## What needs to be done
Reproduce the full listing below unchanged, apart from the pictures.

── Recorded data ──

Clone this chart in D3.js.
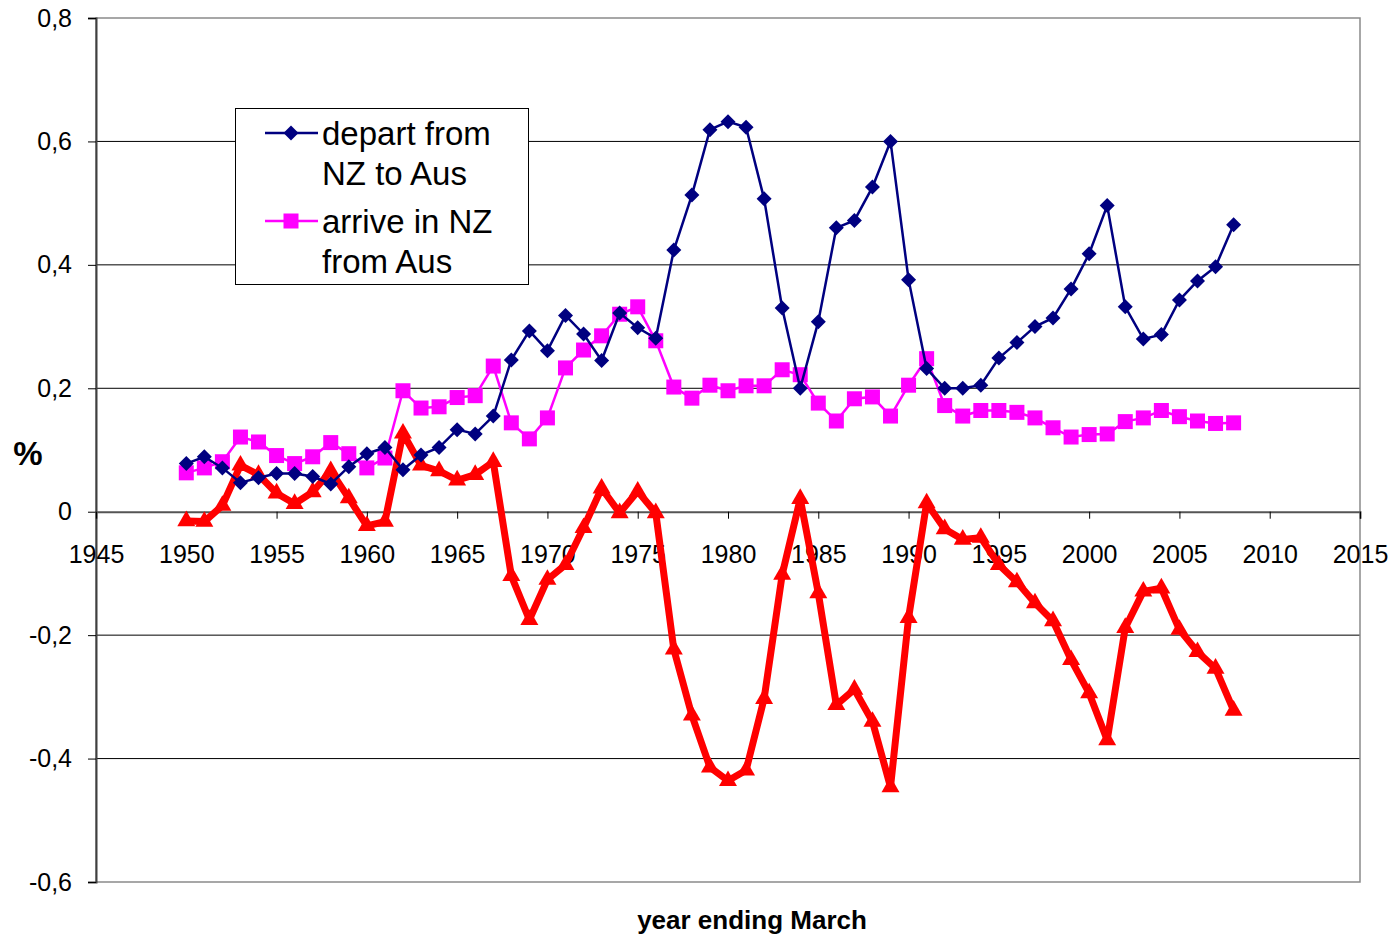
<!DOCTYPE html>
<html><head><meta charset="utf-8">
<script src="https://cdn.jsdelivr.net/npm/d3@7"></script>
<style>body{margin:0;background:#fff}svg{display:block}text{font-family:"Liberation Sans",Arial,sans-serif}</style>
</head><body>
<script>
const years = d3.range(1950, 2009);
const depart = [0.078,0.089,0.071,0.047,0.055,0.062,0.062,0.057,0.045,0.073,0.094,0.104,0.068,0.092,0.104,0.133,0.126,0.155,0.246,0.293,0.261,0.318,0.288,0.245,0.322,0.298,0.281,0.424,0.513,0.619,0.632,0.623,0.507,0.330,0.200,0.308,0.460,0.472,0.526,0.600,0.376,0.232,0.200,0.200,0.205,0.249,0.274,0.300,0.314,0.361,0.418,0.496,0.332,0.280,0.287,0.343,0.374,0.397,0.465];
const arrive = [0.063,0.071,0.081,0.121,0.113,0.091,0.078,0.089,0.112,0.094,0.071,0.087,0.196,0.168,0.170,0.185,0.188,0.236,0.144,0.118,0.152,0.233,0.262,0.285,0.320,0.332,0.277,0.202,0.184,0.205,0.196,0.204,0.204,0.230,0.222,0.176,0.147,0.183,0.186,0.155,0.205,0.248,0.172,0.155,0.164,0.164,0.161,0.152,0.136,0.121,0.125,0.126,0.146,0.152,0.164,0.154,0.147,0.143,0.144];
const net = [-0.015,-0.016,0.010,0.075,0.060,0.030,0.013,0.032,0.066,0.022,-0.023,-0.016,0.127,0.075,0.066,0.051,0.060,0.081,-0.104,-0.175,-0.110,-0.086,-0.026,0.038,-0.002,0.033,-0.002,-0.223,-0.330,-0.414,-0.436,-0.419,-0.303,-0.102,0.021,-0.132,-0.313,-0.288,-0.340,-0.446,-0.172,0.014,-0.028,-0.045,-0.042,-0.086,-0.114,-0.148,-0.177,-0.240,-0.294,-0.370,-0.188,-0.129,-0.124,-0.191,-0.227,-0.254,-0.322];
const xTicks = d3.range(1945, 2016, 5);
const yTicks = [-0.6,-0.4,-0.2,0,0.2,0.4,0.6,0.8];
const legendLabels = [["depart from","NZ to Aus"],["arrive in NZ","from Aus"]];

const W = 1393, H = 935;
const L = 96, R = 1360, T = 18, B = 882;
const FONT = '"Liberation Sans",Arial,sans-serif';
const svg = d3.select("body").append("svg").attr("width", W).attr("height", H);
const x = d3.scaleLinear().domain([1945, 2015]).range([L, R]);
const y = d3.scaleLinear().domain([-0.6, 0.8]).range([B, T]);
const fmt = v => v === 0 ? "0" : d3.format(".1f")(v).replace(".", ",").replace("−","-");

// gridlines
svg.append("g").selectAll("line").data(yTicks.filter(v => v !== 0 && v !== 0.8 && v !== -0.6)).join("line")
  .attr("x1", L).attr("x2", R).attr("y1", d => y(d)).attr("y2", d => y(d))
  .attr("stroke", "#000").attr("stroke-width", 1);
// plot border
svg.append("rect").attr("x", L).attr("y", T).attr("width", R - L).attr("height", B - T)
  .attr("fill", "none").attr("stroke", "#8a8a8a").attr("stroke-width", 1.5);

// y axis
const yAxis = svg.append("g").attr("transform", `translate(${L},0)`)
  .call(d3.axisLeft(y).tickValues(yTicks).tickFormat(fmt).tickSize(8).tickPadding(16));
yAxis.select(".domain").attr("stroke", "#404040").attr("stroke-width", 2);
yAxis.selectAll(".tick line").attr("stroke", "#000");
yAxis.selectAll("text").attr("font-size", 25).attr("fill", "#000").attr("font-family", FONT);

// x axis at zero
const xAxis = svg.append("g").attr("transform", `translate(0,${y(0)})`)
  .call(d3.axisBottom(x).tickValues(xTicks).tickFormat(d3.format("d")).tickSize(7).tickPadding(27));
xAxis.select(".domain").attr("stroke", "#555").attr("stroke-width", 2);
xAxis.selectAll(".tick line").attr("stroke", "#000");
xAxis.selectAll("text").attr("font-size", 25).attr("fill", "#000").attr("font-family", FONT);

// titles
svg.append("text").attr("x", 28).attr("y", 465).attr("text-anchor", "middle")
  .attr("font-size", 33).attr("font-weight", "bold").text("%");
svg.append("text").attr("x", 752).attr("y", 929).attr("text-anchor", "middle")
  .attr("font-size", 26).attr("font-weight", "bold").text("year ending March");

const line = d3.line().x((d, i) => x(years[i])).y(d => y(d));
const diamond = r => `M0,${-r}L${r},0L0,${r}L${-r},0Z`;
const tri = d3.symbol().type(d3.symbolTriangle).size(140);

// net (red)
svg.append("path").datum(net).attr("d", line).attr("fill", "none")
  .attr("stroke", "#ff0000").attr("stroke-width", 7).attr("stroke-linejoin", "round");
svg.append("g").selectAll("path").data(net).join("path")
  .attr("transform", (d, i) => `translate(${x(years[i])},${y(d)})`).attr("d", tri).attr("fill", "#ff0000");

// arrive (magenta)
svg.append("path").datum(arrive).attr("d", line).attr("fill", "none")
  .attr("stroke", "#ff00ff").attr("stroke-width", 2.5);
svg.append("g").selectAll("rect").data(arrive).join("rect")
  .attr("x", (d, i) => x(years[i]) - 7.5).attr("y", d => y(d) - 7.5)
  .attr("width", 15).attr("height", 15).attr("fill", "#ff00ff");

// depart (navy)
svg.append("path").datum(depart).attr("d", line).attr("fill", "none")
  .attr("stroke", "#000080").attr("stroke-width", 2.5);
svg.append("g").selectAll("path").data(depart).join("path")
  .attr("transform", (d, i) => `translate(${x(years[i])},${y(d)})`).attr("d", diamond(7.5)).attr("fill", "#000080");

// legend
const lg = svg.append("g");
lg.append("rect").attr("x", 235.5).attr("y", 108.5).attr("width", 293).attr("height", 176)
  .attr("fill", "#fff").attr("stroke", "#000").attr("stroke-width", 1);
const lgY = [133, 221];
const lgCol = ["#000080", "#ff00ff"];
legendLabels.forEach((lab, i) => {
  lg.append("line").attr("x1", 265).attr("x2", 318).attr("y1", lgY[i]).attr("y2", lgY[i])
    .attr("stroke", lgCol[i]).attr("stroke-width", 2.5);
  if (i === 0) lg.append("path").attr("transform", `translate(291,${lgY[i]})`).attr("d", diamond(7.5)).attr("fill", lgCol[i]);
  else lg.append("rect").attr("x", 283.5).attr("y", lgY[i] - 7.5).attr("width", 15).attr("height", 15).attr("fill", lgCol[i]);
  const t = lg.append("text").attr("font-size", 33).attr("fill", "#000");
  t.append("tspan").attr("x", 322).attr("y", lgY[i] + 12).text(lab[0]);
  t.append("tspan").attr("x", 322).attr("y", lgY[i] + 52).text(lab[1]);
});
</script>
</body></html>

───

## The reply
Clone this chart in D3.js.
<!DOCTYPE html>
<html><head><meta charset="utf-8">
<script src="https://cdn.jsdelivr.net/npm/d3@7"></script>
<style>body{margin:0;background:#fff}svg{display:block}text{font-family:"Liberation Sans",Arial,sans-serif}</style>
</head><body>
<script>
const years = d3.range(1950, 2009);
const depart = [0.078,0.089,0.071,0.047,0.055,0.062,0.062,0.057,0.045,0.073,0.094,0.104,0.068,0.092,0.104,0.133,0.126,0.155,0.246,0.293,0.261,0.318,0.288,0.245,0.322,0.298,0.281,0.424,0.513,0.619,0.632,0.623,0.507,0.330,0.200,0.308,0.460,0.472,0.526,0.600,0.376,0.232,0.200,0.200,0.205,0.249,0.274,0.300,0.314,0.361,0.418,0.496,0.332,0.280,0.287,0.343,0.374,0.397,0.465];
const arrive = [0.063,0.071,0.081,0.121,0.113,0.091,0.078,0.089,0.112,0.094,0.071,0.087,0.196,0.168,0.170,0.185,0.188,0.236,0.144,0.118,0.152,0.233,0.262,0.285,0.320,0.332,0.277,0.202,0.184,0.205,0.196,0.204,0.204,0.230,0.222,0.176,0.147,0.183,0.186,0.155,0.205,0.248,0.172,0.155,0.164,0.164,0.161,0.152,0.136,0.121,0.125,0.126,0.146,0.152,0.164,0.154,0.147,0.143,0.144];
const net = [-0.015,-0.016,0.010,0.075,0.060,0.030,0.013,0.032,0.066,0.022,-0.023,-0.016,0.127,0.075,0.066,0.051,0.060,0.081,-0.104,-0.175,-0.110,-0.086,-0.026,0.038,-0.002,0.033,-0.002,-0.223,-0.330,-0.414,-0.436,-0.419,-0.303,-0.102,0.021,-0.132,-0.313,-0.288,-0.340,-0.446,-0.172,0.014,-0.028,-0.045,-0.042,-0.086,-0.114,-0.148,-0.177,-0.240,-0.294,-0.370,-0.188,-0.129,-0.124,-0.191,-0.227,-0.254,-0.322];
const xTicks = d3.range(1945, 2016, 5);
const yTicks = [-0.6,-0.4,-0.2,0,0.2,0.4,0.6,0.8];
const legendLabels = [["depart from","NZ to Aus"],["arrive in NZ","from Aus"]];

const W = 1393, H = 935;
const L = 96, R = 1360, T = 18, B = 882;
const FONT = '"Liberation Sans",Arial,sans-serif';
const svg = d3.select("body").append("svg").attr("width", W).attr("height", H);
const x = d3.scaleLinear().domain([1945, 2015]).range([L, R]);
const y = d3.scaleLinear().domain([-0.6, 0.8]).range([B, T]);
const fmt = v => v === 0 ? "0" : d3.format(".1f")(v).replace(".", ",").replace("−","-");

// gridlines
svg.append("g").selectAll("line").data(yTicks.filter(v => v !== 0 && v !== 0.8 && v !== -0.6)).join("line")
  .attr("x1", L).attr("x2", R).attr("y1", d => y(d)).attr("y2", d => y(d))
  .attr("stroke", "#000").attr("stroke-width", 1);
// plot border
svg.append("rect").attr("x", L).attr("y", T).attr("width", R - L).attr("height", B - T)
  .attr("fill", "none").attr("stroke", "#8a8a8a").attr("stroke-width", 1.5);

// y axis
const yAxis = svg.append("g").attr("transform", `translate(${L},0)`)
  .call(d3.axisLeft(y).tickValues(yTicks).tickFormat(fmt).tickSize(8).tickPadding(16));
yAxis.select(".domain").attr("stroke", "#404040").attr("stroke-width", 2);
yAxis.selectAll(".tick line").attr("stroke", "#000");
yAxis.selectAll("text").attr("font-size", 25).attr("fill", "#000").attr("font-family", FONT);

// x axis at zero
const xAxis = svg.append("g").attr("transform", `translate(0,${y(0)})`)
  .call(d3.axisBottom(x).tickValues(xTicks).tickFormat(d3.format("d")).tickSize(7).tickPadding(27));
xAxis.select(".domain").attr("stroke", "#555").attr("stroke-width", 2);
xAxis.selectAll(".tick line").attr("stroke", "#000");
xAxis.selectAll("text").attr("font-size", 25).attr("fill", "#000").attr("font-family", FONT);

// titles
svg.append("text").attr("x", 28).attr("y", 465).attr("text-anchor", "middle")
  .attr("font-size", 33).attr("font-weight", "bold").text("%");
svg.append("text").attr("x", 752).attr("y", 929).attr("text-anchor", "middle")
  .attr("font-size", 26).attr("font-weight", "bold").text("year ending March");

const line = d3.line().x((d, i) => x(years[i])).y(d => y(d));
const diamond = r => `M0,${-r}L${r},0L0,${r}L${-r},0Z`;
const tri = d3.symbol().type(d3.symbolTriangle).size(140);

// net (red)
svg.append("path").datum(net).attr("d", line).attr("fill", "none")
  .attr("stroke", "#ff0000").attr("stroke-width", 7).attr("stroke-linejoin", "round");
svg.append("g").selectAll("path").data(net).join("path")
  .attr("transform", (d, i) => `translate(${x(years[i])},${y(d)})`).attr("d", tri).attr("fill", "#ff0000");

// arrive (magenta)
svg.append("path").datum(arrive).attr("d", line).attr("fill", "none")
  .attr("stroke", "#ff00ff").attr("stroke-width", 2.5);
svg.append("g").selectAll("rect").data(arrive).join("rect")
  .attr("x", (d, i) => x(years[i]) - 7.5).attr("y", d => y(d) - 7.5)
  .attr("width", 15).attr("height", 15).attr("fill", "#ff00ff");

// depart (navy)
svg.append("path").datum(depart).attr("d", line).attr("fill", "none")
  .attr("stroke", "#000080").attr("stroke-width", 2.5);
svg.append("g").selectAll("path").data(depart).join("path")
  .attr("transform", (d, i) => `translate(${x(years[i])},${y(d)})`).attr("d", diamond(7.5)).attr("fill", "#000080");

// legend
const lg = svg.append("g");
lg.append("rect").attr("x", 235.5).attr("y", 108.5).attr("width", 293).attr("height", 176)
  .attr("fill", "#fff").attr("stroke", "#000").attr("stroke-width", 1);
const lgY = [133, 221];
const lgCol = ["#000080", "#ff00ff"];
legendLabels.forEach((lab, i) => {
  lg.append("line").attr("x1", 265).attr("x2", 318).attr("y1", lgY[i]).attr("y2", lgY[i])
    .attr("stroke", lgCol[i]).attr("stroke-width", 2.5);
  if (i === 0) lg.append("path").attr("transform", `translate(291,${lgY[i]})`).attr("d", diamond(7.5)).attr("fill", lgCol[i]);
  else lg.append("rect").attr("x", 283.5).attr("y", lgY[i] - 7.5).attr("width", 15).attr("height", 15).attr("fill", lgCol[i]);
  const t = lg.append("text").attr("font-size", 33).attr("fill", "#000");
  t.append("tspan").attr("x", 322).attr("y", lgY[i] + 12).text(lab[0]);
  t.append("tspan").attr("x", 322).attr("y", lgY[i] + 52).text(lab[1]);
});
</script>
</body></html>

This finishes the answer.